Task — For the listing below, give the count of lines containing "chart", and no other text.

Recorded information —
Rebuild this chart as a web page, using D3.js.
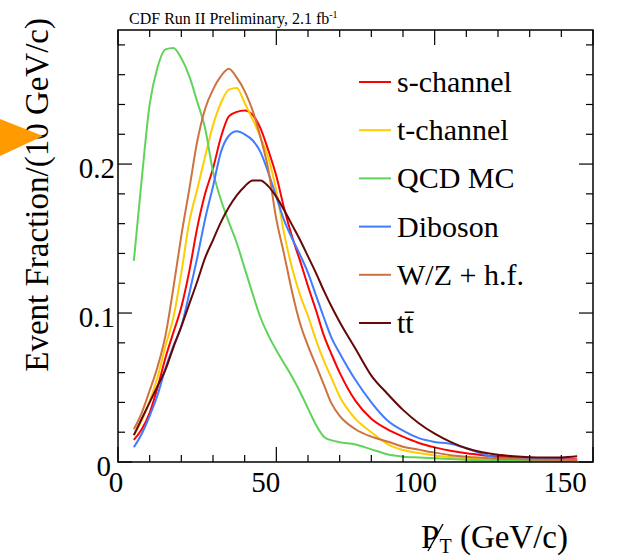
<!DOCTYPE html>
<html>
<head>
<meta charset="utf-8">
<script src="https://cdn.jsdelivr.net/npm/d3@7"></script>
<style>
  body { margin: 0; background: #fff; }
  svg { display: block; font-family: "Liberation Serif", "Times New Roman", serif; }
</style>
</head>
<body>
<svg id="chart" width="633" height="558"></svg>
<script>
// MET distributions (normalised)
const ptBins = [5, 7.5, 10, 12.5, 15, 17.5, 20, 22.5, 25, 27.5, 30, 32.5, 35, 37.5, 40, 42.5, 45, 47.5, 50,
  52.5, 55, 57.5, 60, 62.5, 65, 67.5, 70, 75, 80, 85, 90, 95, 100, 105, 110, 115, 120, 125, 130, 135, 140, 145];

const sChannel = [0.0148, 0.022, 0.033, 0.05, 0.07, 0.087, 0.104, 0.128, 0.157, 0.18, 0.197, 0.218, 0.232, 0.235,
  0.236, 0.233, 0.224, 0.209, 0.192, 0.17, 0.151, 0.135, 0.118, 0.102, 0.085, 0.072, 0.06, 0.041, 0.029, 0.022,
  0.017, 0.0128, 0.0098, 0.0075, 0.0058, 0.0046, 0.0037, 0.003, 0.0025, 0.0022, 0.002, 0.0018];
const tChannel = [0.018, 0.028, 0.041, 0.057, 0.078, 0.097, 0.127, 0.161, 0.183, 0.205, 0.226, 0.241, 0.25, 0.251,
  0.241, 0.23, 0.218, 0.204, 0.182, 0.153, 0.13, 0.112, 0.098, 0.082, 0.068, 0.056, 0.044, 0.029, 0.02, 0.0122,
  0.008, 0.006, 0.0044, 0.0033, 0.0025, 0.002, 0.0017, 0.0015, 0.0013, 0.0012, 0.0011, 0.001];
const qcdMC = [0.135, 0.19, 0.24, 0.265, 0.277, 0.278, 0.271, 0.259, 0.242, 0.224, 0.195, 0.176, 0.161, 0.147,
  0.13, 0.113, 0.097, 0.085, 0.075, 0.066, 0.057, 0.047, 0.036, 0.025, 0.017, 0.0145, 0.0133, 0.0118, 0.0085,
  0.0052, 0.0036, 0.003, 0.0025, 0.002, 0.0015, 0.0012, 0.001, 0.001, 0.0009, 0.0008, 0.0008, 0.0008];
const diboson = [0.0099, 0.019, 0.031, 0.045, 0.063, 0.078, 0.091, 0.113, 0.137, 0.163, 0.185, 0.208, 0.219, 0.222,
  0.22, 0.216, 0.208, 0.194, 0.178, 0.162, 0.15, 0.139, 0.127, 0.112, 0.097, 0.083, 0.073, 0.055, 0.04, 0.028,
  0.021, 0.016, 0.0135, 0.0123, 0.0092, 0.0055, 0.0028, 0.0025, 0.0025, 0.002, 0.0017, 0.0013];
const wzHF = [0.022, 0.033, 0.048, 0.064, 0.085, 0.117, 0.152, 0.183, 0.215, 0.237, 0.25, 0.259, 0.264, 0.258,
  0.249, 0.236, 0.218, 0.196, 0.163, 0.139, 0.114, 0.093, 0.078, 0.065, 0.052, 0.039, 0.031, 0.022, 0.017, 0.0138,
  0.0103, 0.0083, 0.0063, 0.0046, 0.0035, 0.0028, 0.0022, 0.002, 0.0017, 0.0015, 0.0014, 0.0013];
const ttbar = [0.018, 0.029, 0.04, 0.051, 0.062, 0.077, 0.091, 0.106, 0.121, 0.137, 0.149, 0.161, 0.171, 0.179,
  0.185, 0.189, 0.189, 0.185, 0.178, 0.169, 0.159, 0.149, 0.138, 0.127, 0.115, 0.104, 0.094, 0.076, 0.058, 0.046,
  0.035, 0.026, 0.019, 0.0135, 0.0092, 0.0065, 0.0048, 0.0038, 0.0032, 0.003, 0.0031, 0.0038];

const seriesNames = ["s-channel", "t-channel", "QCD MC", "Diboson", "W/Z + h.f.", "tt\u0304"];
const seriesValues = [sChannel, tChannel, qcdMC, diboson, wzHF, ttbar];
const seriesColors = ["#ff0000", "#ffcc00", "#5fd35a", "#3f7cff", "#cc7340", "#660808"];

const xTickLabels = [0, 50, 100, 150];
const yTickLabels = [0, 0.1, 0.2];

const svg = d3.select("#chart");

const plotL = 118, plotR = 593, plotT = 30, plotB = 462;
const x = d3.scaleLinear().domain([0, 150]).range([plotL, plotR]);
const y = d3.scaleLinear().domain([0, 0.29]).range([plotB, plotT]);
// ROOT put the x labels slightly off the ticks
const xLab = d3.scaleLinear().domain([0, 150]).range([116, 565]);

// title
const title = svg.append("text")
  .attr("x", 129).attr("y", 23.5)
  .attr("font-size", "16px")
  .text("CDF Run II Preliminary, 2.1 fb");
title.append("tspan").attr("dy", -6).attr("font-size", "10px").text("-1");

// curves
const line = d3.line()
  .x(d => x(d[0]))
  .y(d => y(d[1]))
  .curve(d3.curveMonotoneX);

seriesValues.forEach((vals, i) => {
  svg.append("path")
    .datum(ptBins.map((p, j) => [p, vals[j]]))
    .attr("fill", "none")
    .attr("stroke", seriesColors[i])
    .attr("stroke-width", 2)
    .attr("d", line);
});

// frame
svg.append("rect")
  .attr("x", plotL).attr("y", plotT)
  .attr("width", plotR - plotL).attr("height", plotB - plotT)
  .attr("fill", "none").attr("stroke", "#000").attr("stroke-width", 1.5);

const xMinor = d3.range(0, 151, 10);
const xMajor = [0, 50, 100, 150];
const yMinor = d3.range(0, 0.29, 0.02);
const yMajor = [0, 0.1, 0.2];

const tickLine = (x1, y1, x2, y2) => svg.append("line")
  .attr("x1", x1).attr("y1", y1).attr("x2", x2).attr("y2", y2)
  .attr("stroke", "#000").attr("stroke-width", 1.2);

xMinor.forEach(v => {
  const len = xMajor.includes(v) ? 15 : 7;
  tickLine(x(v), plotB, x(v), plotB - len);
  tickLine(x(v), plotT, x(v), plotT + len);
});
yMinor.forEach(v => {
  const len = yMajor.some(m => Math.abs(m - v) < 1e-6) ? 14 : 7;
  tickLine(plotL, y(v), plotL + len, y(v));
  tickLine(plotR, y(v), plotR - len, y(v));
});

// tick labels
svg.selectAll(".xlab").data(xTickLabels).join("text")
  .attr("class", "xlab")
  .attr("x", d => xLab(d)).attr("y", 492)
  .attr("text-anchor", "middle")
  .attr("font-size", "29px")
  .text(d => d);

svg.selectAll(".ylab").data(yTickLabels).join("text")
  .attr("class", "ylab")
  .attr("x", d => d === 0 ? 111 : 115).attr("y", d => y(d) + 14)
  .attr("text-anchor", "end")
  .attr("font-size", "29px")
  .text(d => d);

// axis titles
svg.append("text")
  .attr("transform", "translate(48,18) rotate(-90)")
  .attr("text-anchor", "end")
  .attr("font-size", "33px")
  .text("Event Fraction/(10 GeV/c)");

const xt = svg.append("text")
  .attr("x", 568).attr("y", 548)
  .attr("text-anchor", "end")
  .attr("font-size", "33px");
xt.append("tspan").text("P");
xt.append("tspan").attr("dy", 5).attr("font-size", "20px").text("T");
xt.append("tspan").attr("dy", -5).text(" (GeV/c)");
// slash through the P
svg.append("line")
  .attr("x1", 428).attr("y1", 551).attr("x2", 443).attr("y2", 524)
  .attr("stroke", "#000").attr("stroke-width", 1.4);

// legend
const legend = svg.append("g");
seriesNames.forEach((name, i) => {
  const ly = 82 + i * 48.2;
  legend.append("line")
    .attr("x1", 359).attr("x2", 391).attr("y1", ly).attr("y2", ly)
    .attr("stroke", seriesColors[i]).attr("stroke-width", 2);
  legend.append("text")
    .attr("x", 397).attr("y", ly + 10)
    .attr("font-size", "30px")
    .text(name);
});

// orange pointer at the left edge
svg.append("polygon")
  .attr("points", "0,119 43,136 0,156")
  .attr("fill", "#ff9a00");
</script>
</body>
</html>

Completed task — 3